Qui me prétendra que ce tableau est illusoire ?!
Et demain, cet entretien avec un psy qu’elle évoque, il sera abandonné. Parce qu’il en est ainsi ici, il se trouvera des militants pour proclamer que cet entretien est « infantilisant », qu’il impose un délai inutile alors que la personne est en demande. Et demain, le plafond qu’elle s’est incroyablement crue autorisée à fixer – 80 ans, c’est le bout du chemin – sera abaissé. En attendant que ces précautions soient rendues superflues par la satisfaction de cette revendication qu’ils n’assument pas encore : le suicide assisté pour tous à tout âge. Mais commençons par les vieux.

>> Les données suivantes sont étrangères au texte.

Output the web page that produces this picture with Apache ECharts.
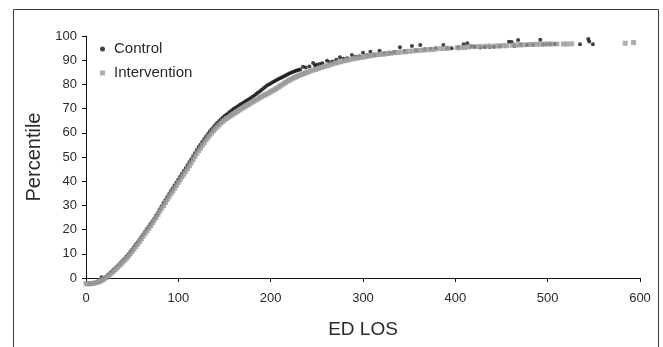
<!DOCTYPE html>
<html><head><meta charset="utf-8">
<script src="https://cdn.jsdelivr.net/npm/echarts@6/dist/echarts.min.js"></script>
<style>html,body{margin:0;padding:0;background:#fff}#c{width:663px;height:347px}</style>
</head><body><div id="c"></div>
<script>
// Axis ticks
const xTicks = [0, 100, 200, 300, 400, 500, 600];
const yTicks = [0, 10, 20, 30, 40, 50, 60, 70, 80, 90, 100];
const seriesNames = ['Control', 'Intervention'];

// Control: [ED LOS, percentile]
const controlPoints = [
[2,-2.1],[4,-2.2],[6,-2.3],[8,-2.2],[10,-2.0],[12,-1.8],[14,-1.5],[16,-1.1],[17,0.3],[18,-0.6],
[20,0.0],[22,0.6],[24,1.3],[26,2.0],[28,2.7],[30,3.4],[32,4.1],[34,4.9],[36,5.6],[38,6.4],
[40,7.2],[42,8.0],[44,8.9],[46,9.8],[48,10.8],[50,11.8],[52,12.8],[54,13.8],[56,14.8],[58,15.8],
[60,16.9],[62,18.0],[64,19.1],[66,20.2],[68,21.3],[70,22.4],[72,23.5],[74,24.6],[76,25.8],[78,27.0],
[80,28.4],[82,29.7],[84,31.0],[86,32.2],[88,33.5],[90,34.7],[92,35.9],[94,37.1],[96,38.3],[98,39.5],
[100,40.7],[102,41.9],[104,43.1],[106,44.3],[108,45.5],[110,46.7],[112,47.9],[114,49.1],[116,50.4],[118,51.7],
[120,52.9],[122,54.1],[124,55.2],[126,56.3],[128,57.4],[130,58.5],[132,59.5],[134,60.5],[136,61.4],[138,62.3],
[140,63.2],[142,64.0],[144,64.8],[146,65.5],[148,66.2],[150,66.9],[152,67.5],[154,68.1],[156,68.7],[158,69.3],
[160,69.9],[162,70.4],[164,70.9],[166,71.4],[168,71.9],[170,72.3],[172,72.8],[174,73.3],[176,73.8],[178,74.3],
[180,74.8],[182,75.3],[184,75.9],[186,76.5],[188,77.1],[190,77.7],[192,78.3],[194,78.9],[196,79.5],[198,80.0],
[200,80.4],[202,80.9],[204,81.3],[206,81.7],[208,82.1],[210,82.5],[212,82.9],[214,83.3],[216,83.7],[218,84.1],
[220,84.5],[222,84.8],[224,85.1],[226,85.4],[228,85.7],[230,86.0],[232,86.2],
[235,87.3],[238,87.0],[242,87.4],[246,88.8],[248,87.8],[250,88.1],[253,88.4],[256,88.7],[261,89.8],[264,89.2],
[267,89.5],[271,90.2],[275,91.2],[279,90.6],[283,90.8],[288,92.1],[292,91.4],[296,91.6],[300,93.1],[304,92.0],
[308,93.5],[312,92.3],[318,93.9],[323,92.9],[329,93.1],[334,93.4],[340,95.3],[345,93.8],[353,95.9],[357,94.1],
[362,96.3],[367,94.5],[373,94.7],[379,94.9],[387,96.3],[391,95.0],[396,94.9],[403,95.3],[409,96.6],[413,97.0],
[417,95.8],[421,95.6],[427,95.2],[432,95.5],[437,95.5],[442,95.6],[448,95.8],[458,97.6],[461,97.5],[464,95.9],
[468,98.3],[471,96.5],[478,96.3],[484,96.4],[492,98.5],[495,96.6],[499,96.7],[503,96.6],[508,96.7],[535,96.6],
[544,98.8],[545,97.7],[549,96.6]
];

// Intervention: [ED LOS, percentile]
const interventionPoints = [
[0,-2.3],[2,-2.4],[4,-2.4],[6,-2.3],[8,-2.2],[10,-2.0],[12,-1.8],[14,-1.5],[16,-1.2],[18,-0.8],
[20,-0.3],[22,0.2],[24,0.8],[26,1.5],[28,2.2],[30,2.9],[32,3.6],[34,4.3],[36,5.1],[38,5.8],
[40,6.6],[42,7.4],[44,8.2],[46,9.1],[48,10.0],[50,11.0],[52,12.0],[54,13.0],[56,14.0],[58,15.1],
[60,16.2],[62,17.3],[64,18.4],[66,19.4],[68,20.5],[70,21.6],[72,22.8],[74,23.9],[76,25.0],[78,26.3],
[80,27.7],[82,28.9],[84,30.0],[86,31.2],[88,32.4],[90,33.6],[92,34.8],[94,35.9],[96,37.1],[98,38.3],
[100,39.5],[102,40.6],[104,41.8],[106,42.9],[108,44.1],[110,45.2],[112,46.4],[114,47.6],[116,48.9],[118,50.2],
[120,51.5],[122,52.6],[124,53.7],[126,54.8],[128,55.9],[130,57.0],[132,58.0],[134,59.0],[136,59.9],[138,60.8],
[140,61.7],[142,62.5],[144,63.3],[146,64.0],[148,64.7],[150,65.3],[152,65.9],[154,66.4],[156,66.9],[158,67.4],
[160,67.9],[162,68.4],[164,68.9],[166,69.4],[168,69.9],[170,70.4],[172,70.8],[174,71.3],[176,71.7],[178,72.2],
[180,72.7],[182,73.1],[184,73.6],[186,74.0],[188,74.5],[190,74.9],[192,75.3],[194,75.7],[196,76.1],[198,76.5],
[200,77.0],[202,77.4],[204,77.8],[206,78.3],[208,78.8],[210,79.3],[212,79.8],[214,80.3],[216,80.8],[218,81.3],
[220,81.7],[222,82.1],[224,82.5],[226,82.9],[228,83.2],[230,83.6],[232,83.9],[234,84.2],[236,84.5],[238,84.8],
[240,85.1],[243,85.5],[246,85.9],[249,86.2],[252,86.6],[255,87.0],[258,87.4],[261,87.7],[264,88.1],[267,88.5],
[270,88.8],[273,89.1],[276,89.4],[279,89.7],[282,90.0],[285,90.2],[288,90.5],[291,90.7],[294,90.9],[297,91.1],
[300,91.3],[303,91.5],[306,91.7],[309,91.9],[312,92.1],[315,92.3],[318,92.4],[321,92.5],[324,92.6],[327,92.8],
[330,92.9],[334,93.1],[338,93.2],[342,93.4],[346,93.5],[350,93.7],[354,93.8],[358,94.0],[362,94.1],[366,94.2],
[370,94.3],[374,94.4],[378,94.5],[384,94.8],[388,94.9],[392,94.9],[402,95.1],[406,95.2],[410,95.3],[414,95.5],
[418,95.6],[424,95.6],[428,95.7],[434,95.8],[438,95.8],[444,95.9],[448,95.9],[452,96.0],[456,96.0],[462,96.2],
[466,96.3],[470,96.3],[474,96.4],[480,96.5],[484,96.5],[488,96.6],[492,96.6],[496,96.6],[500,96.7],[504,96.7],
[510,96.7],[517,96.7],[521,96.7],[526,96.8],[584,97.0],[593,97.3]
];

const chart = echarts.init(document.getElementById('c'), null, {renderer: 'canvas'});
const font = '"Liberation Sans", Arial, sans-serif';
const textColor = '#2a2a2a';

chart.setOption({
  animation: false,
  backgroundColor: '#ffffff',
  textStyle: {fontFamily: font},
  grid: {left: 86, right: 23, top: 36, bottom: 69, containLabel: false},
  graphic: [{
    type: 'polyline',
    shape: {points: [[13.5, 347], [13.5, 9.5], [658.5, 9.5], [658.5, 347]]},
    style: {stroke: '#3a3a3a', lineWidth: 1, fill: null},
    silent: true
  }],
  legend: {
    orient: 'vertical',
    left: 95,
    top: 36,
    itemWidth: 5,
    itemHeight: 5,
    itemGap: 8,
    textStyle: {fontSize: 15, color: textColor, fontFamily: font, lineHeight: 16, padding: [0, 0, 0, 4]},
    data: [{name: seriesNames[0], icon: 'circle'}, {name: seriesNames[1], icon: 'rect'}]
  },
  xAxis: {
    type: 'value',
    min: xTicks[0],
    max: xTicks[xTicks.length - 1],
    interval: 100,
    name: 'ED LOS',
    nameLocation: 'middle',
    nameGap: 42,
    nameTextStyle: {fontSize: 19, color: textColor, fontFamily: font},
    axisLine: {show: true, onZero: false, lineStyle: {color: '#111', width: 1}},
    axisTick: {show: true, inside: false, length: 4, lineStyle: {color: '#111'}},
    axisLabel: {fontSize: 13, color: textColor, margin: 14, fontFamily: font},
    splitLine: {show: false}
  },
  yAxis: {
    type: 'value',
    min: yTicks[0],
    max: yTicks[yTicks.length - 1],
    interval: 10,
    name: 'Percentile',
    nameLocation: 'middle',
    nameGap: 36,
    nameTextStyle: {fontSize: 20, color: textColor, fontFamily: font},
    axisLine: {show: true, onZero: false, lineStyle: {color: '#111', width: 1}},
    axisTick: {show: true, inside: false, length: 4, lineStyle: {color: '#111'}},
    axisLabel: {fontSize: 13, color: textColor, margin: 9, fontFamily: font},
    splitLine: {show: false}
  },
  series: [{
    name: seriesNames[0],
    type: 'scatter',
    clip: false,
    symbol: 'circle',
    symbolSize: 4,
    itemStyle: {color: '#111111'},
    data: controlPoints,
    z: 2
  }, {
    name: seriesNames[1],
    type: 'scatter',
    clip: false,
    symbol: 'rect',
    symbolSize: 5,
    itemStyle: {color: '#9a9a9a'},
    data: interventionPoints,
    z: 3
  }]
});
</script>
</body></html>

Il faut se lever pour ceux qui ne se réveilleront pas. Ces gens ont oublié que la loi est là pour protéger le faible, pas pour consacrer les plus forts dans leurs trajectoires individuelles, leurs destinées isolées et nos vies séparées. Tout est lié, vous dit-on. Et la logique à l’oeuvre ici est la même que celle qui dissout nos sociétés, les stérilise, les dévitalise, et les rend perméables à toutes les agressions. C’est celle de l’exaltation des droits individuels, d’un vivre ensemble qui n’est qu’un vivre à côté, un vivre isolés, libre de ne pas emmerder les autres, libre de finir seul, sans amour ni fraternité. Celle d’une société qui desserre les coudes, creuse ses failles, des béances, dans lesquelles s’insinuent les menaces, s’engouffrent ceux qui jouent collectif. Il faut se lever pour ceux qui ne se réveilleront pas. Il faut se lever pour nous. Nous. Défendre sans complexe, contre les droits individuels opposés à tous, le destin collectif, la fraternité, le bien commun. Ou un jour nous ne nous réveillerons plus.